**Given exercise**. Determine how many lines contain the string "picture" and reply with that number alone.

**Information provided**.
______

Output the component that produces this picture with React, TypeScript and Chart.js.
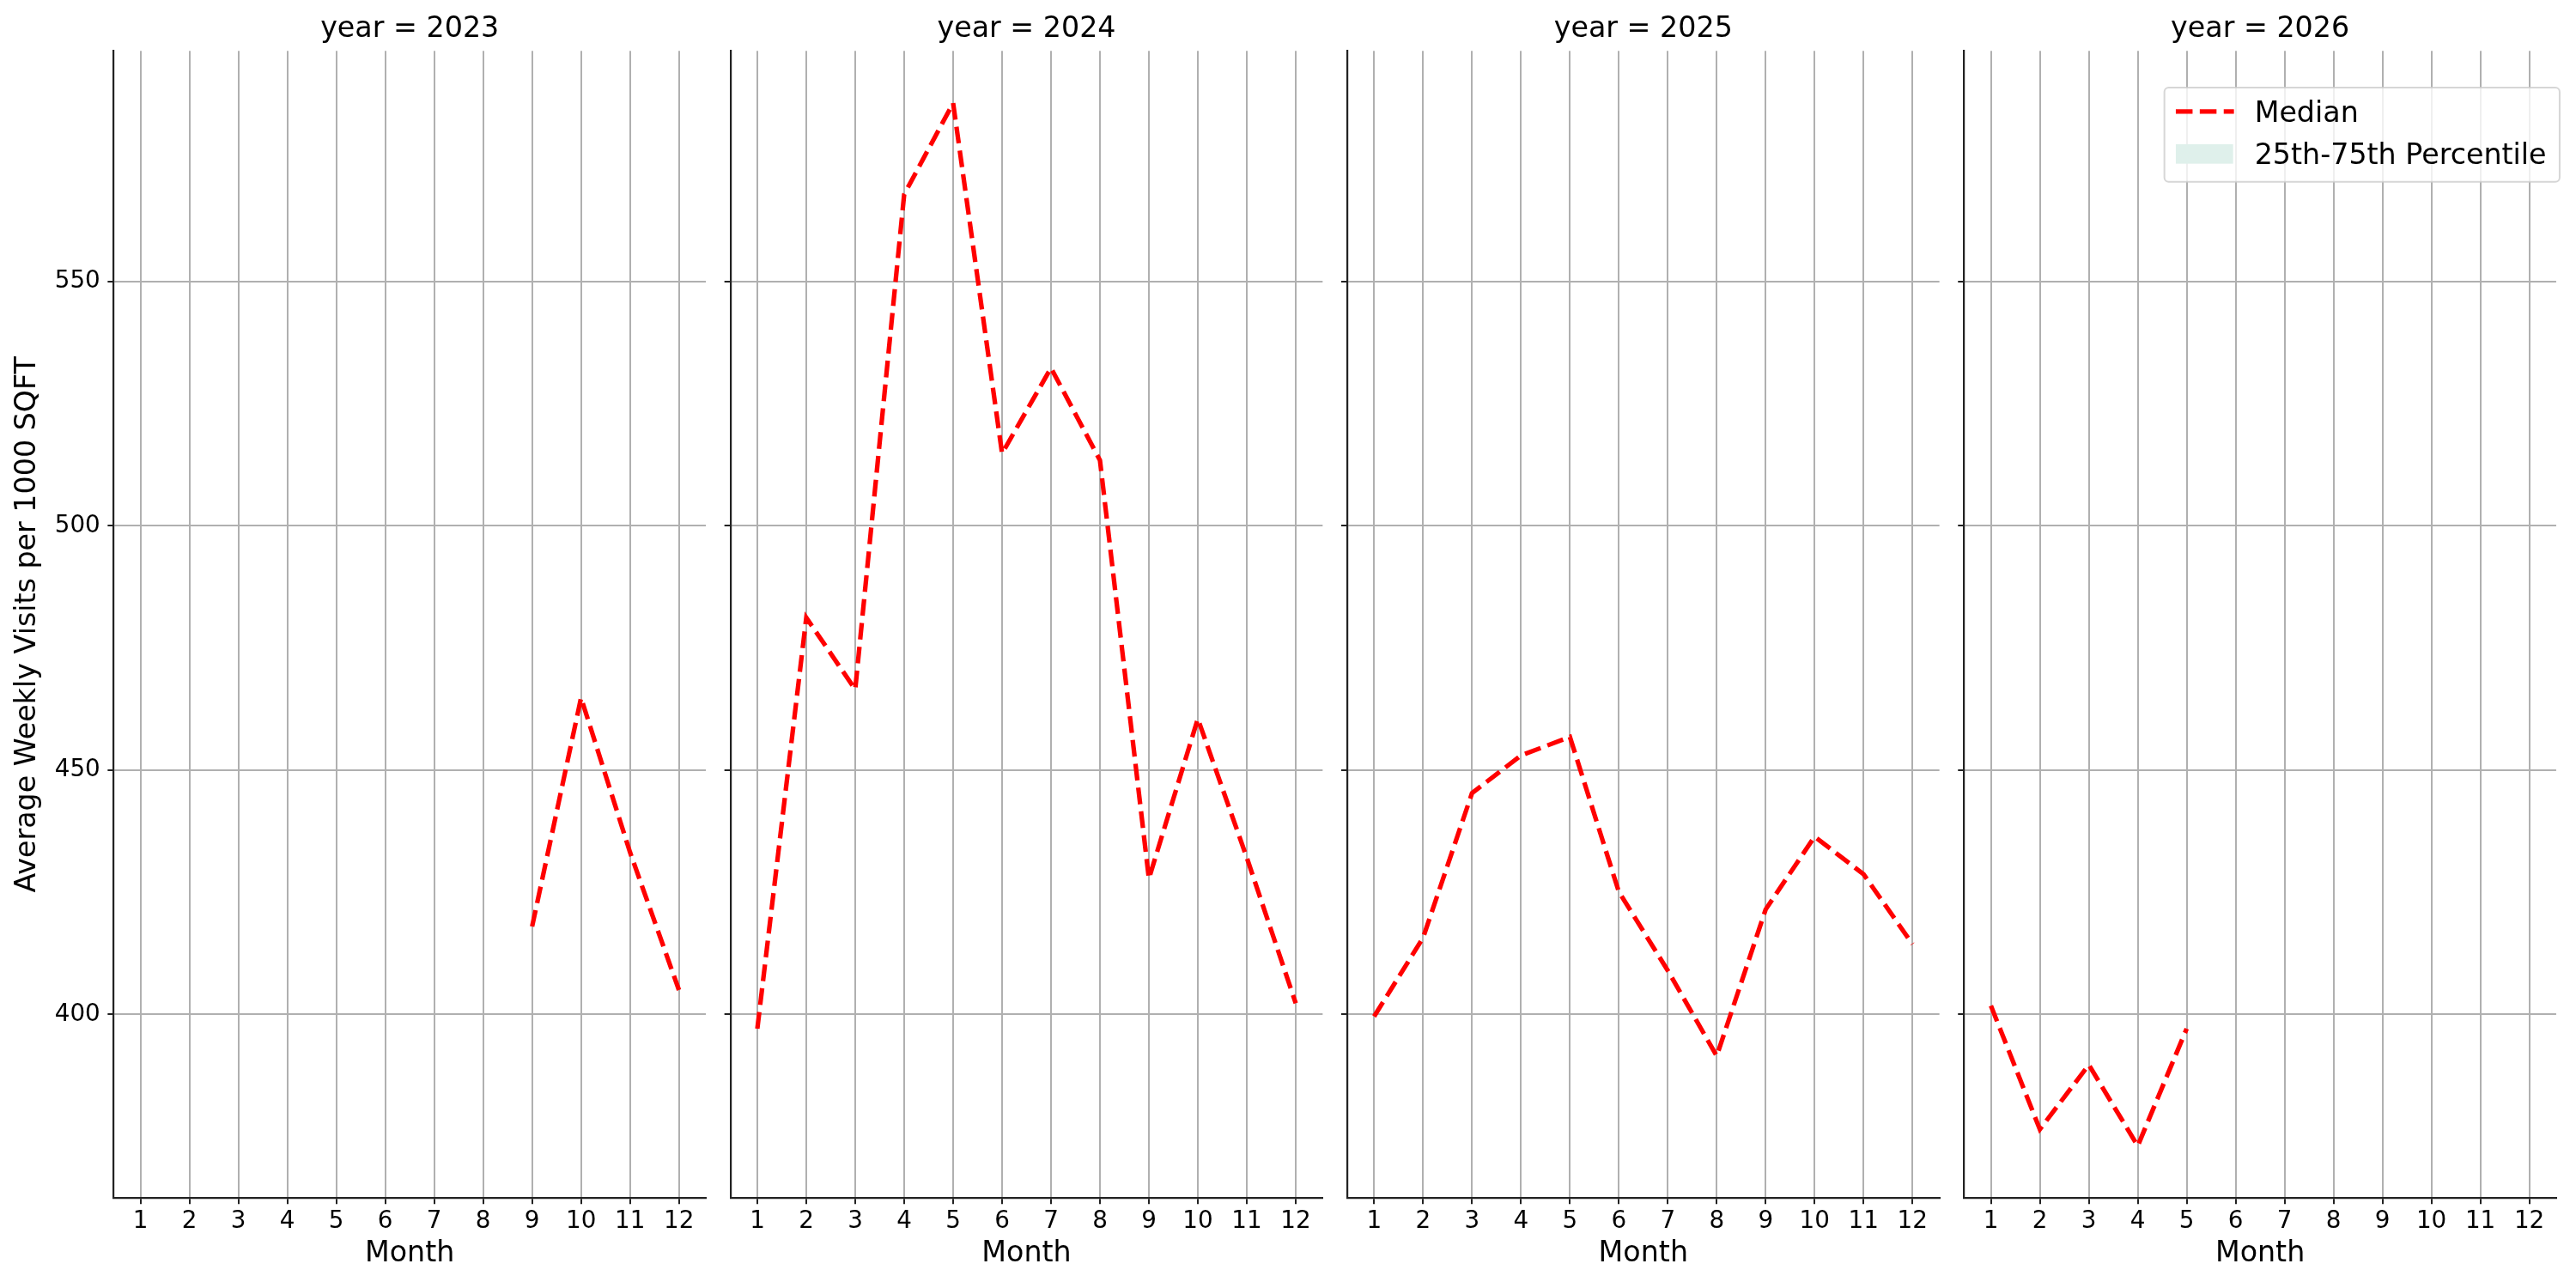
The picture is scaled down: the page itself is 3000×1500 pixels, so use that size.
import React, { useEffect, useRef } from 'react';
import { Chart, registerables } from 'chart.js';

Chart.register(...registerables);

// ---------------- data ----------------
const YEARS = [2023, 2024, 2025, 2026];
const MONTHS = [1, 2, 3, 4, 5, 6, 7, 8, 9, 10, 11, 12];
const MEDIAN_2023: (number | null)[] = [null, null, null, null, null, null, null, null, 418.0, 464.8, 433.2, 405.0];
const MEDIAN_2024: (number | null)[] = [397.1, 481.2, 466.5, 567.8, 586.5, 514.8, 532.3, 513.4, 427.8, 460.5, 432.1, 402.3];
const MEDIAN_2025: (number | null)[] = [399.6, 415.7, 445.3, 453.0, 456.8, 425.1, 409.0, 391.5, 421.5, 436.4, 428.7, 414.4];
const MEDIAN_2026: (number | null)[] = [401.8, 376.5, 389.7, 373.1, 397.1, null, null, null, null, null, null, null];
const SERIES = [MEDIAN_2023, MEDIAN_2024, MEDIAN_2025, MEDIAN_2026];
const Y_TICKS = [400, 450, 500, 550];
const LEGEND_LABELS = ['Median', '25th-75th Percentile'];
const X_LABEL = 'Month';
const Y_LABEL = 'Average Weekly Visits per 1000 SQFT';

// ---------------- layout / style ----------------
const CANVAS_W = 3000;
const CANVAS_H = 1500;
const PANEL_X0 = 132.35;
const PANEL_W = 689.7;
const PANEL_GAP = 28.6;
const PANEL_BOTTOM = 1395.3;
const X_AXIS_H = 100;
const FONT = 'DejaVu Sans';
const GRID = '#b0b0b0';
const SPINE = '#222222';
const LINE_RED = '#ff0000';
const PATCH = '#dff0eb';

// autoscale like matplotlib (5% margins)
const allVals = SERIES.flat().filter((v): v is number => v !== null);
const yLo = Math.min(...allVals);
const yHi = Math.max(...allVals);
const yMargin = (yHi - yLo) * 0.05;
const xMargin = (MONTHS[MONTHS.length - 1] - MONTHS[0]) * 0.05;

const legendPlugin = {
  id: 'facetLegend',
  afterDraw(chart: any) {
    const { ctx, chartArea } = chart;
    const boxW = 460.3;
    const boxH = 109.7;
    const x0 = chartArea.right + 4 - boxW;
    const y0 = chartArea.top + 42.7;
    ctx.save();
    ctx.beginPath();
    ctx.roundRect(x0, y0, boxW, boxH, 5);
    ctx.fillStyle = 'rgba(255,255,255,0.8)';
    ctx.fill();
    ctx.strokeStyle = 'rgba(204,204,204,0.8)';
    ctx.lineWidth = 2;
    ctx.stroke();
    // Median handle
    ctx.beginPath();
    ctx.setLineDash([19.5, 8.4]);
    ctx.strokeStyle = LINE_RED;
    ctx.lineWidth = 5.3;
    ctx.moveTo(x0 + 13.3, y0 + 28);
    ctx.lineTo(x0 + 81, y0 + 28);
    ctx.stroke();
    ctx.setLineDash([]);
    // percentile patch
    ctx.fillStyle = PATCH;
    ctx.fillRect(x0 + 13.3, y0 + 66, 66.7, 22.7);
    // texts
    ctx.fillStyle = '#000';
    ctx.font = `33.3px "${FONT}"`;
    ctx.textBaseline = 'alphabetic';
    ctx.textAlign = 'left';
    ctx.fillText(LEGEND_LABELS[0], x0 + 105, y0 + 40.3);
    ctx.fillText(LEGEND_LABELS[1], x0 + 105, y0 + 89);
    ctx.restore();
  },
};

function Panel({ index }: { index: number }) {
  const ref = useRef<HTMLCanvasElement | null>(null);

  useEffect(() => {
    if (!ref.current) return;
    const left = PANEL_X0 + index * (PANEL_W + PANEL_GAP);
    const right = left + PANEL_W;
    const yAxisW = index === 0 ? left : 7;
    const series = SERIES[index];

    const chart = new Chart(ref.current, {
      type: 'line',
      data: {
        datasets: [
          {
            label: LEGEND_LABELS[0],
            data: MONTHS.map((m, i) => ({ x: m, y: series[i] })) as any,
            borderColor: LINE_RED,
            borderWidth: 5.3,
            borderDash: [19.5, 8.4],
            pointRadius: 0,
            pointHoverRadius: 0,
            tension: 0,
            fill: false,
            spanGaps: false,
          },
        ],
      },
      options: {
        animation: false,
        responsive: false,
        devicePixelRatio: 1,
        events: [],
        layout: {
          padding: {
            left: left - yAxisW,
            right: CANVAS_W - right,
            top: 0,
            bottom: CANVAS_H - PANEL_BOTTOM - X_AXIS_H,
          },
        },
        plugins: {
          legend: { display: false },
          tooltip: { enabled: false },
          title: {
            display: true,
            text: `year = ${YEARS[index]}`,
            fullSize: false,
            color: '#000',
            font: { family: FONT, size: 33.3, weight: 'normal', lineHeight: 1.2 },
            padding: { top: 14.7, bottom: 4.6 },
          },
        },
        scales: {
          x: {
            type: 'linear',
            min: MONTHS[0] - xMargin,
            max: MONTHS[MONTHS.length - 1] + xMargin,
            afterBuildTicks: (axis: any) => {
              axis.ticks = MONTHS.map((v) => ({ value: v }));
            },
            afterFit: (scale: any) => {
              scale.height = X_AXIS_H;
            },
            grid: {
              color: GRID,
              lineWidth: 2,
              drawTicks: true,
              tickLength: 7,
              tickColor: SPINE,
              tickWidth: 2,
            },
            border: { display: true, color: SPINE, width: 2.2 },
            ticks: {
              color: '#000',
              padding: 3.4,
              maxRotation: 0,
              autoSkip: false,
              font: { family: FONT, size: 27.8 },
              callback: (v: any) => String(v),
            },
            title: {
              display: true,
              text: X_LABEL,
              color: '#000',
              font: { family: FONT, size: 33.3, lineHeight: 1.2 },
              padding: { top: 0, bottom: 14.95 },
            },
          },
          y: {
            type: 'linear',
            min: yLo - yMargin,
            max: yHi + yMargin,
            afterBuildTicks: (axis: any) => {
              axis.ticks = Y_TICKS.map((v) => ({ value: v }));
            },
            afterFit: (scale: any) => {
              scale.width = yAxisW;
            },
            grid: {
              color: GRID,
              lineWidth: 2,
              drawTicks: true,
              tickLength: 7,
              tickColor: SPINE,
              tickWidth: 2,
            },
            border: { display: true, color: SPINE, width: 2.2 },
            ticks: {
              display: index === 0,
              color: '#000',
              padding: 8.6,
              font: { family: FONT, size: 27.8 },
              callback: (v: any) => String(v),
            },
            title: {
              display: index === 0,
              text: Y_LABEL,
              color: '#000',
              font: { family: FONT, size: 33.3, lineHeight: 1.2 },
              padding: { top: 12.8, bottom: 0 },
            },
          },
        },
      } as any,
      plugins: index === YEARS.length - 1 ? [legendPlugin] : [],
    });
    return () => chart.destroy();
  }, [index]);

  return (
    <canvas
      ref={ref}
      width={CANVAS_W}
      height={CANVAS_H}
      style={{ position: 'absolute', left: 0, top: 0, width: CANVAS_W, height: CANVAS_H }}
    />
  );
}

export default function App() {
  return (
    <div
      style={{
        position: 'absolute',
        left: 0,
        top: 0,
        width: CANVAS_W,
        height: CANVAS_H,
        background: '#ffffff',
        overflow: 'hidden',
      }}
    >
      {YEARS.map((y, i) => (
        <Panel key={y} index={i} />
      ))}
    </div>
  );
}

______

**Task output**. 2